After I mentioned the video to a friend, he said, "oh yeah, there's a Westfield Mall here in Palm Desert," and I said there were Westfield malls all over LA (Century City - I used to work there back in the early 80s before it was a Westfield mall, at the Bullocks, remember them?-, the Promenade in Woodland Hills, the Topanga Mall in Canoga Park, Fashion Square in Sherman Oaks), and even the one I knew in downtown San Francisco. So I decided to look them up and found that the Westfield Group has shopping malls all over the world:
The Westfield Group has interests in and operates one of the world's largest shopping centre portfolios. The global portfolio has 124 high quality regional shopping centres in Australia, New Zealand, the United States, the United Kingdom and Brazil valued in excess of $59 billion, with approximately 25,000 retailers in more than10.5 million square metres of retail space.
Well, in this day an age, the Age of the Consumer (where we have been more or less since the beginning of the Industrial Age in the 18th century), I say more power to them.

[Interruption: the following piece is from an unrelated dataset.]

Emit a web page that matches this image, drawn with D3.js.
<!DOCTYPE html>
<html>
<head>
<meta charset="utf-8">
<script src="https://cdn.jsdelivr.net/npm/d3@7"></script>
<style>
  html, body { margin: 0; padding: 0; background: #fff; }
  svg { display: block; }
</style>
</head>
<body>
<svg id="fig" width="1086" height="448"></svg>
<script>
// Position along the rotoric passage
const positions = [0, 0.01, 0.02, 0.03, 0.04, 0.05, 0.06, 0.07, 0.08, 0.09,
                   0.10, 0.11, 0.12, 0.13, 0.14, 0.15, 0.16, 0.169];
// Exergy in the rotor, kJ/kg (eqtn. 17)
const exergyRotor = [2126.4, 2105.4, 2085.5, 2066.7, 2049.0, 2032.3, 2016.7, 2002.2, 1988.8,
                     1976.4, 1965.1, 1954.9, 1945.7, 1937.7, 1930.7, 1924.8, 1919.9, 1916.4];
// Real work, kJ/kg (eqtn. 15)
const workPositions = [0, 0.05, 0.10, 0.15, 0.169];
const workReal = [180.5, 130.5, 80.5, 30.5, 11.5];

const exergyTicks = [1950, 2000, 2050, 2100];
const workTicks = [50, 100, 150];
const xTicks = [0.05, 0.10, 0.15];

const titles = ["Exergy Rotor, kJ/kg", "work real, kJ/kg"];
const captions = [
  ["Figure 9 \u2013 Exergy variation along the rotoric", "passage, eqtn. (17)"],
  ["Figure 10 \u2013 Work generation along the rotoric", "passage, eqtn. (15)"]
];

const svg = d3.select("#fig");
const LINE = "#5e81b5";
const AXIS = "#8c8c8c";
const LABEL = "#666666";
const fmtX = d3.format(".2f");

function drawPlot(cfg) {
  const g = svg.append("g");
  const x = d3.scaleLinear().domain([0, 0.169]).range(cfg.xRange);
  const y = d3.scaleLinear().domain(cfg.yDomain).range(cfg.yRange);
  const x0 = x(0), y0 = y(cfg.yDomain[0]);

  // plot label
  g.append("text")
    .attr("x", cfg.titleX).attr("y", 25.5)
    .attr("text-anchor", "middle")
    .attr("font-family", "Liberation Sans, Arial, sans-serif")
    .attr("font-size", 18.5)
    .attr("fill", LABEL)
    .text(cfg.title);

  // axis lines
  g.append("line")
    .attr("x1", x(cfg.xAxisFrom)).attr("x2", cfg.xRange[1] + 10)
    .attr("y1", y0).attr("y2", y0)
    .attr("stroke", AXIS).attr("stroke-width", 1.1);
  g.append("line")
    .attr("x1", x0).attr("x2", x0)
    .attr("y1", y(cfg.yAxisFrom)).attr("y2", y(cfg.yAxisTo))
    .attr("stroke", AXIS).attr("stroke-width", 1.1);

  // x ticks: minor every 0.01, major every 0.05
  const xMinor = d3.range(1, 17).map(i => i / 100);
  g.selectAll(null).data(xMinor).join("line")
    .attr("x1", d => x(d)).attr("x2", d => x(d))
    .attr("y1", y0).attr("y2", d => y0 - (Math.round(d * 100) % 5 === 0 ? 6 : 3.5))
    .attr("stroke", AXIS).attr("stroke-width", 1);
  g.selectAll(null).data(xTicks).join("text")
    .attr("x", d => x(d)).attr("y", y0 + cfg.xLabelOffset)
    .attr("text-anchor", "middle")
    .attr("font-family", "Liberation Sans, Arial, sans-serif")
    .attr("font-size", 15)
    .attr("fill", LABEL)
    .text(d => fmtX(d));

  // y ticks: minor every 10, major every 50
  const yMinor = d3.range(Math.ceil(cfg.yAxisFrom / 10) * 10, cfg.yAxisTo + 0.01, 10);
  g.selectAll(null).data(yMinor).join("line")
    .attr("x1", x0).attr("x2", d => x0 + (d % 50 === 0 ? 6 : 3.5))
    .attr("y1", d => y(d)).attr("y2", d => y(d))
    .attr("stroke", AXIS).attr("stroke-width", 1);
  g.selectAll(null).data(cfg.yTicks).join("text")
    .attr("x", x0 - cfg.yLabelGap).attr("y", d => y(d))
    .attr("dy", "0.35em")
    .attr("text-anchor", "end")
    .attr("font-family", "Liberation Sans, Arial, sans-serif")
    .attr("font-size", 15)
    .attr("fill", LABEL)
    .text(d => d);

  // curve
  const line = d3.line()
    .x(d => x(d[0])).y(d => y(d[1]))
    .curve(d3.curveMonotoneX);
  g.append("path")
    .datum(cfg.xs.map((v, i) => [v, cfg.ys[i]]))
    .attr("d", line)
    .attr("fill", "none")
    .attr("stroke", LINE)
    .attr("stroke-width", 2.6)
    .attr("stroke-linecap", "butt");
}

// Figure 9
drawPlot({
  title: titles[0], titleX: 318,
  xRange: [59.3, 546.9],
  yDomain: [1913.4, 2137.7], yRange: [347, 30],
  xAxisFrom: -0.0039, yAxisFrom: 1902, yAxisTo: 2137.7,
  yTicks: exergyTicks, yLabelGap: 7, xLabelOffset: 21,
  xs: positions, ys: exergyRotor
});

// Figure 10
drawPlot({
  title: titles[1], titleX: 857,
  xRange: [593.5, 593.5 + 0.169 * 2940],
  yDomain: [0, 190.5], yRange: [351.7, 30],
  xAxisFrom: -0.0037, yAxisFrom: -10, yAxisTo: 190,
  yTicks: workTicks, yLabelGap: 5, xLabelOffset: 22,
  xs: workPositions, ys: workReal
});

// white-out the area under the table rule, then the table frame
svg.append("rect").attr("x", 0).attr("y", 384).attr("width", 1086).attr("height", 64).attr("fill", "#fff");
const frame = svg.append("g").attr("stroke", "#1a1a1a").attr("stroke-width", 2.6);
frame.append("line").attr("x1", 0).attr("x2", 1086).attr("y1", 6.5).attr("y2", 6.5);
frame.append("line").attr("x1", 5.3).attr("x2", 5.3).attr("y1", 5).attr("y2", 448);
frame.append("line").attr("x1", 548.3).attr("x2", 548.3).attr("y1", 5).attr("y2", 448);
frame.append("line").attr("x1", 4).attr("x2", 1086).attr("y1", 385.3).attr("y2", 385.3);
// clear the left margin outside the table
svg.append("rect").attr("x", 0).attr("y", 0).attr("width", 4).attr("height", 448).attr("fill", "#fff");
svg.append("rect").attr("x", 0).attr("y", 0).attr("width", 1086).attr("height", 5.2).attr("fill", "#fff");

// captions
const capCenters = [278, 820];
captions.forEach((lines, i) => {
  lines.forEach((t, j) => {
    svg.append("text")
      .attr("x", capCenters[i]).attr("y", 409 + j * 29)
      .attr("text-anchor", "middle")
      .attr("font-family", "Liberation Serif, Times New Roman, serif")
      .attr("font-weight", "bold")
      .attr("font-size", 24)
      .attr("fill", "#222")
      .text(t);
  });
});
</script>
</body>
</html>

The shopping mall is to our times what cathedrals were in the Middle Ages, The first time I stepped into St. Peter's in London (and then reinforced by trips to Chartres and Yorkminster), I realized that these huge churches had served not only as a place to pray in the Age of God, but as a place to gather, and along the side walls were various chapels or vaults dedicated to families or saints, smaller spaces where people could meet, chat and pray together. Those chapels along the side marble-covered aisles reminded me so much of stores in a typical mall of today, where people meet to chat or shop together.

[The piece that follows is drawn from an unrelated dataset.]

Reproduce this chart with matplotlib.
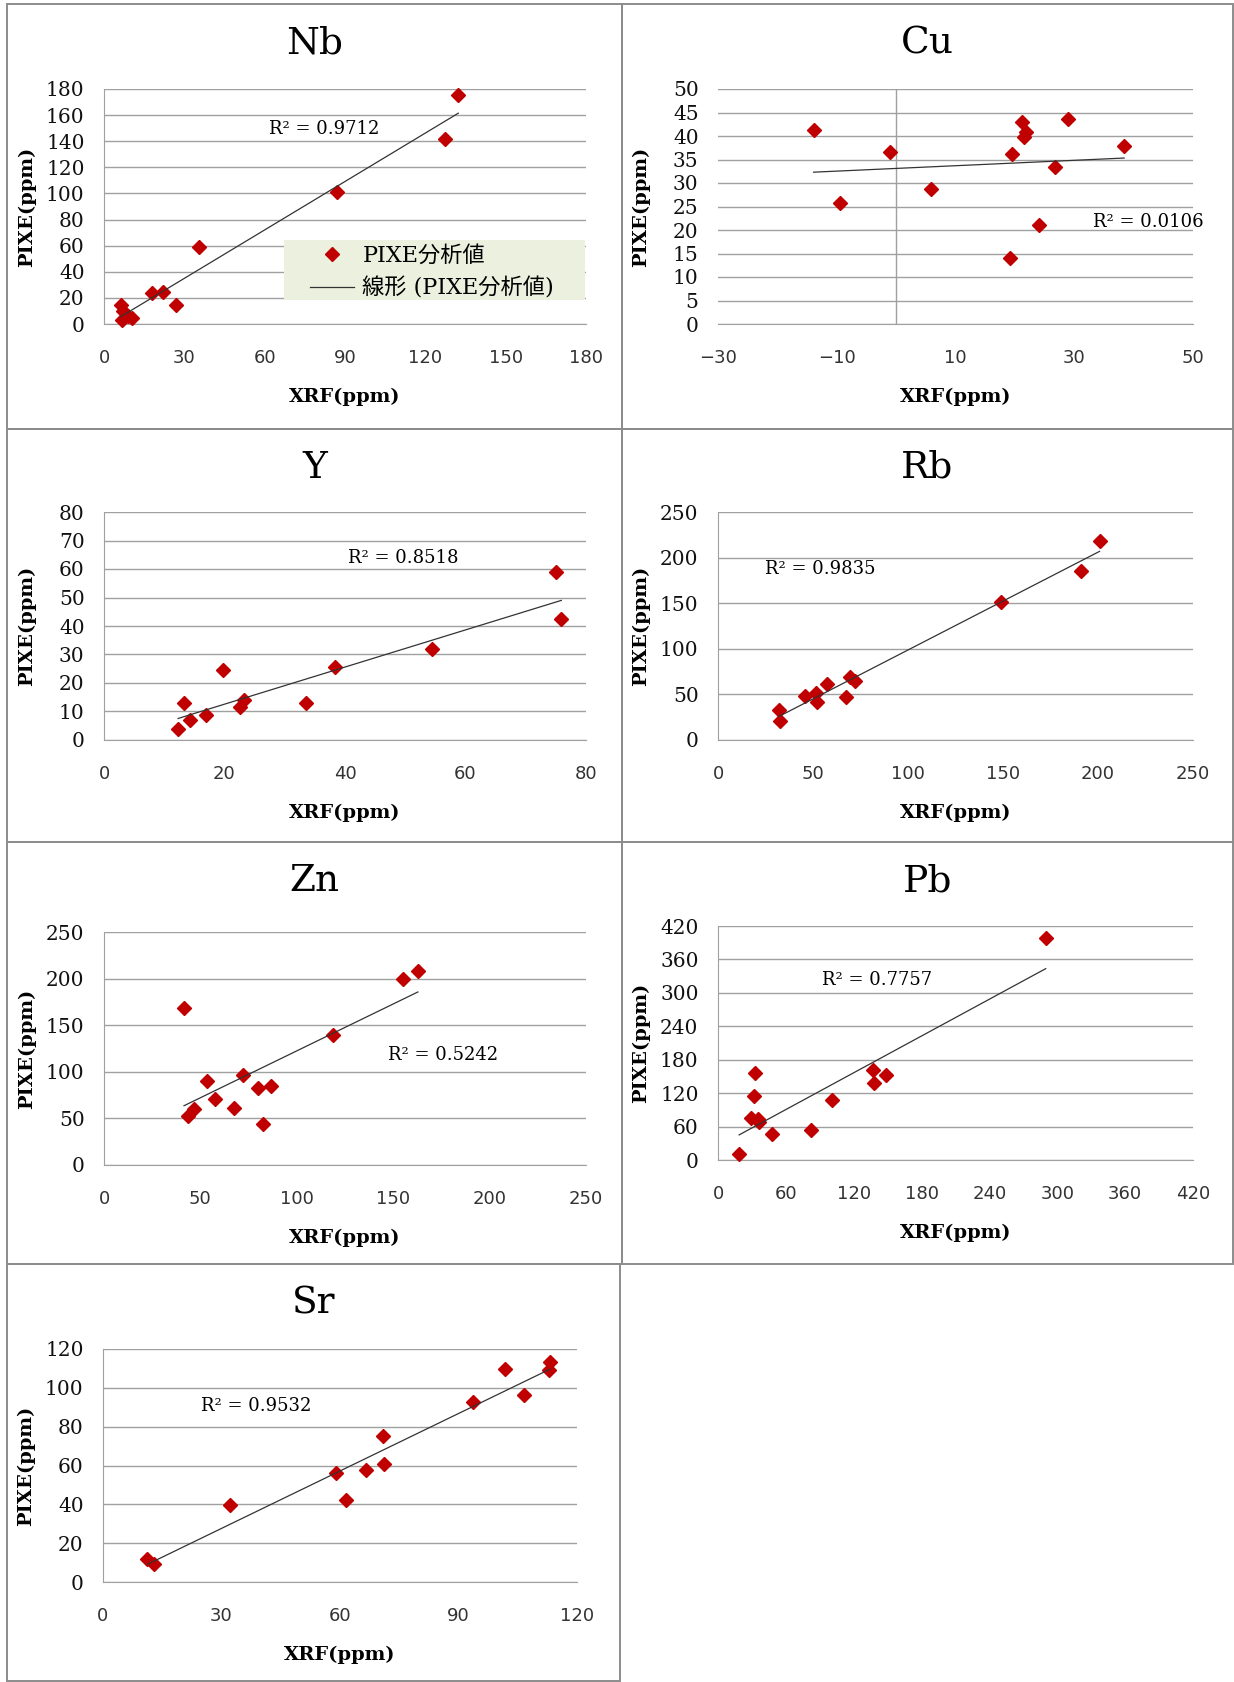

Shopping malls are probably the best and most efficient way of making clothing and fashion available to the general public today, and so they serve an important purpose. Plus they're fun and you can catch a movie in the afternoon at the multiplex for a discount.
1 comment:
You have to keep in mind that the advert discussed here is depicting fashions from East London, where the free-spirited working classes not only rejected the bourgeois mentalities prevalent in each era, but also spawned and ushered new styles into our mainstream culture, so it is correct for them to show long hair for men for the 60s decade, since East London boys favoured such haircuts as early as 1961, immediately after their Teddy boy phase. Also; no wig was necessary here, for marcellated hair or bobs were no longer used by any woman in the late 1930s, which are the only fashions of that decade shown in the ad... By then, the likes of Ginger Rogers and Veronica Lake had inspired women everywhere into less artificial hairstyles.
It is indeed granted that the musical arrangements did not always matched the era represented, but it was done for the sake of continuity and coherence: It mustn't be easy to compile, into one single advert, the most distinctive genres of music and on top of that, make it match specific fashions.
BTW, fox-trot as a fashionable dance was already dead by 1930, and replaced by rhumba, swing and other dances.